The data below should be printed in full, exactly, and without any of its images.

[start]

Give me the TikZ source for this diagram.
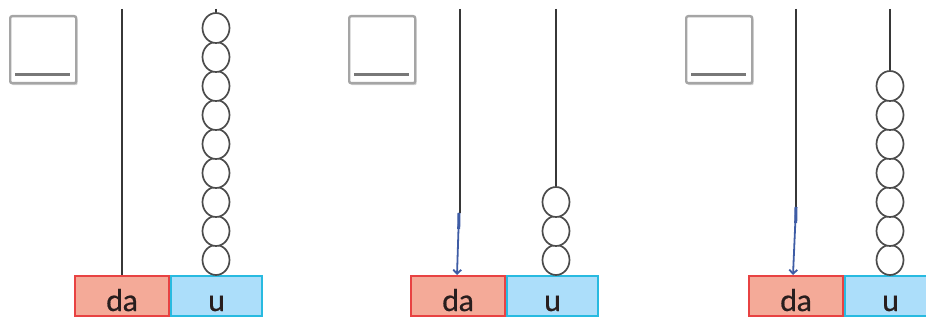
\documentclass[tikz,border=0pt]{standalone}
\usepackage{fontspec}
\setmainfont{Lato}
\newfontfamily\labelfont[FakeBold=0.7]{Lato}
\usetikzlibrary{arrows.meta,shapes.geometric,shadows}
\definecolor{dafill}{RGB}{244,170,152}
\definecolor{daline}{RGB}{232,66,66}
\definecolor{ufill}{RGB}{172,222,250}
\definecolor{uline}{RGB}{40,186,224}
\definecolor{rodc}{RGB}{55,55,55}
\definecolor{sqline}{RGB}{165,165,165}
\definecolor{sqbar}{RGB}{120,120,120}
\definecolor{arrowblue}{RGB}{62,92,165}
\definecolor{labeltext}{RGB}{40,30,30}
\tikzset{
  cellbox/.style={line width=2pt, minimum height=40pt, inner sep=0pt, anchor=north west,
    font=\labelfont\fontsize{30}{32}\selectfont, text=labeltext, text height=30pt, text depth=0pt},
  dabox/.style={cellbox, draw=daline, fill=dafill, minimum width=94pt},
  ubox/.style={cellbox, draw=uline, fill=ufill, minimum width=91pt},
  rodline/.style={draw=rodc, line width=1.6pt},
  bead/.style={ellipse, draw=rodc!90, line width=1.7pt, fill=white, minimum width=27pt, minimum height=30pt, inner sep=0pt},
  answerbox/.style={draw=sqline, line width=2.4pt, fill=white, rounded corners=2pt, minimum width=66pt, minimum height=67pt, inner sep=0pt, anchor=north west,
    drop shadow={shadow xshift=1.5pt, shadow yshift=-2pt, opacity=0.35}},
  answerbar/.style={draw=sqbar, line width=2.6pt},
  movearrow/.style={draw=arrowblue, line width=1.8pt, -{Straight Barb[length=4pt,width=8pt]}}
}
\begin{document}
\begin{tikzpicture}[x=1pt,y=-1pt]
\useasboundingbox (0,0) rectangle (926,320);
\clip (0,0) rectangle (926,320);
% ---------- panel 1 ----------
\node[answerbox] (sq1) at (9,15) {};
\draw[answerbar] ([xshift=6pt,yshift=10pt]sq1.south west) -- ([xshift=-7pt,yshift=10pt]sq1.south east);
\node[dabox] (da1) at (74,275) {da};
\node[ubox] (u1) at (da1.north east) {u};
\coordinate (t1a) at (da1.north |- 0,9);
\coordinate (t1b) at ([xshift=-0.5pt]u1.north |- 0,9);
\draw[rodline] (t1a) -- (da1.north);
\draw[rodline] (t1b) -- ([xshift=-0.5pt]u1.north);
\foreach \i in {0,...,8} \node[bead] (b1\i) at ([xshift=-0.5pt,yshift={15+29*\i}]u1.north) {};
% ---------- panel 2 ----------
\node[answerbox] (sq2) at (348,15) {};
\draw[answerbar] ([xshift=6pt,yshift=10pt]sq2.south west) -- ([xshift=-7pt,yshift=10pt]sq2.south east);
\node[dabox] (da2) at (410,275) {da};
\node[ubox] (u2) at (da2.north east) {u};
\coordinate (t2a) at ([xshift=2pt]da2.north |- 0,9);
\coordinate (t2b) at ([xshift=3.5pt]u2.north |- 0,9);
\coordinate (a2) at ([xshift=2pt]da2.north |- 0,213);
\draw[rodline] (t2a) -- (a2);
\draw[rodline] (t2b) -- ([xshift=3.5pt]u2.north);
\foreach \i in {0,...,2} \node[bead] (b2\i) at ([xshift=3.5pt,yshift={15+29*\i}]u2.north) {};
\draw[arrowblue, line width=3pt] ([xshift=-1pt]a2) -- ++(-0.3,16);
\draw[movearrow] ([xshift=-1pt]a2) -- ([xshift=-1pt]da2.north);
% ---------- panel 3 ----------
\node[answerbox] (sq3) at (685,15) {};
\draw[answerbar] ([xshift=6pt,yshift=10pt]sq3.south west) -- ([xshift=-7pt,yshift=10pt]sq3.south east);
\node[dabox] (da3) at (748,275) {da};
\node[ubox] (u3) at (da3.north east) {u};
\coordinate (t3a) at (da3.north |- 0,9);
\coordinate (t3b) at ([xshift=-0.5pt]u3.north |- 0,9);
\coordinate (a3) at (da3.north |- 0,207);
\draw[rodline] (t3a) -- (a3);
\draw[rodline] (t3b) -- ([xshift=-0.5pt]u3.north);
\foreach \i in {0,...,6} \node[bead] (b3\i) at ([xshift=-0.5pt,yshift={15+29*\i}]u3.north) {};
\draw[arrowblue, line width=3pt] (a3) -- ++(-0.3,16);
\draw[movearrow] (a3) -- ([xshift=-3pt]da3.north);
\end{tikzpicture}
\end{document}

[end]

◆ ANSWER TO THE PROBLEM
Give me the TikZ source for this diagram.
\documentclass[tikz,border=0pt]{standalone}
\usepackage{fontspec}
\setmainfont{Lato}
\newfontfamily\labelfont[FakeBold=0.7]{Lato}
\usetikzlibrary{arrows.meta,shapes.geometric,shadows}
\definecolor{dafill}{RGB}{244,170,152}
\definecolor{daline}{RGB}{232,66,66}
\definecolor{ufill}{RGB}{172,222,250}
\definecolor{uline}{RGB}{40,186,224}
\definecolor{rodc}{RGB}{55,55,55}
\definecolor{sqline}{RGB}{165,165,165}
\definecolor{sqbar}{RGB}{120,120,120}
\definecolor{arrowblue}{RGB}{62,92,165}
\definecolor{labeltext}{RGB}{40,30,30}
\tikzset{
  cellbox/.style={line width=2pt, minimum height=40pt, inner sep=0pt, anchor=north west,
    font=\labelfont\fontsize{30}{32}\selectfont, text=labeltext, text height=30pt, text depth=0pt},
  dabox/.style={cellbox, draw=daline, fill=dafill, minimum width=94pt},
  ubox/.style={cellbox, draw=uline, fill=ufill, minimum width=91pt},
  rodline/.style={draw=rodc, line width=1.6pt},
  bead/.style={ellipse, draw=rodc!90, line width=1.7pt, fill=white, minimum width=27pt, minimum height=30pt, inner sep=0pt},
  answerbox/.style={draw=sqline, line width=2.4pt, fill=white, rounded corners=2pt, minimum width=66pt, minimum height=67pt, inner sep=0pt, anchor=north west,
    drop shadow={shadow xshift=1.5pt, shadow yshift=-2pt, opacity=0.35}},
  answerbar/.style={draw=sqbar, line width=2.6pt},
  movearrow/.style={draw=arrowblue, line width=1.8pt, -{Straight Barb[length=4pt,width=8pt]}}
}
\begin{document}
\begin{tikzpicture}[x=1pt,y=-1pt]
\useasboundingbox (0,0) rectangle (926,320);
\clip (0,0) rectangle (926,320);
% ---------- panel 1 ----------
\node[answerbox] (sq1) at (9,15) {};
\draw[answerbar] ([xshift=6pt,yshift=10pt]sq1.south west) -- ([xshift=-7pt,yshift=10pt]sq1.south east);
\node[dabox] (da1) at (74,275) {da};
\node[ubox] (u1) at (da1.north east) {u};
\coordinate (t1a) at (da1.north |- 0,9);
\coordinate (t1b) at ([xshift=-0.5pt]u1.north |- 0,9);
\draw[rodline] (t1a) -- (da1.north);
\draw[rodline] (t1b) -- ([xshift=-0.5pt]u1.north);
\foreach \i in {0,...,8} \node[bead] (b1\i) at ([xshift=-0.5pt,yshift={15+29*\i}]u1.north) {};
% ---------- panel 2 ----------
\node[answerbox] (sq2) at (348,15) {};
\draw[answerbar] ([xshift=6pt,yshift=10pt]sq2.south west) -- ([xshift=-7pt,yshift=10pt]sq2.south east);
\node[dabox] (da2) at (410,275) {da};
\node[ubox] (u2) at (da2.north east) {u};
\coordinate (t2a) at ([xshift=2pt]da2.north |- 0,9);
\coordinate (t2b) at ([xshift=3.5pt]u2.north |- 0,9);
\coordinate (a2) at ([xshift=2pt]da2.north |- 0,213);
\draw[rodline] (t2a) -- (a2);
\draw[rodline] (t2b) -- ([xshift=3.5pt]u2.north);
\foreach \i in {0,...,2} \node[bead] (b2\i) at ([xshift=3.5pt,yshift={15+29*\i}]u2.north) {};
\draw[arrowblue, line width=3pt] ([xshift=-1pt]a2) -- ++(-0.3,16);
\draw[movearrow] ([xshift=-1pt]a2) -- ([xshift=-1pt]da2.north);
% ---------- panel 3 ----------
\node[answerbox] (sq3) at (685,15) {};
\draw[answerbar] ([xshift=6pt,yshift=10pt]sq3.south west) -- ([xshift=-7pt,yshift=10pt]sq3.south east);
\node[dabox] (da3) at (748,275) {da};
\node[ubox] (u3) at (da3.north east) {u};
\coordinate (t3a) at (da3.north |- 0,9);
\coordinate (t3b) at ([xshift=-0.5pt]u3.north |- 0,9);
\coordinate (a3) at (da3.north |- 0,207);
\draw[rodline] (t3a) -- (a3);
\draw[rodline] (t3b) -- ([xshift=-0.5pt]u3.north);
\foreach \i in {0,...,6} \node[bead] (b3\i) at ([xshift=-0.5pt,yshift={15+29*\i}]u3.north) {};
\draw[arrowblue, line width=3pt] (a3) -- ++(-0.3,16);
\draw[movearrow] (a3) -- ([xshift=-3pt]da3.north);
\end{tikzpicture}
\end{document}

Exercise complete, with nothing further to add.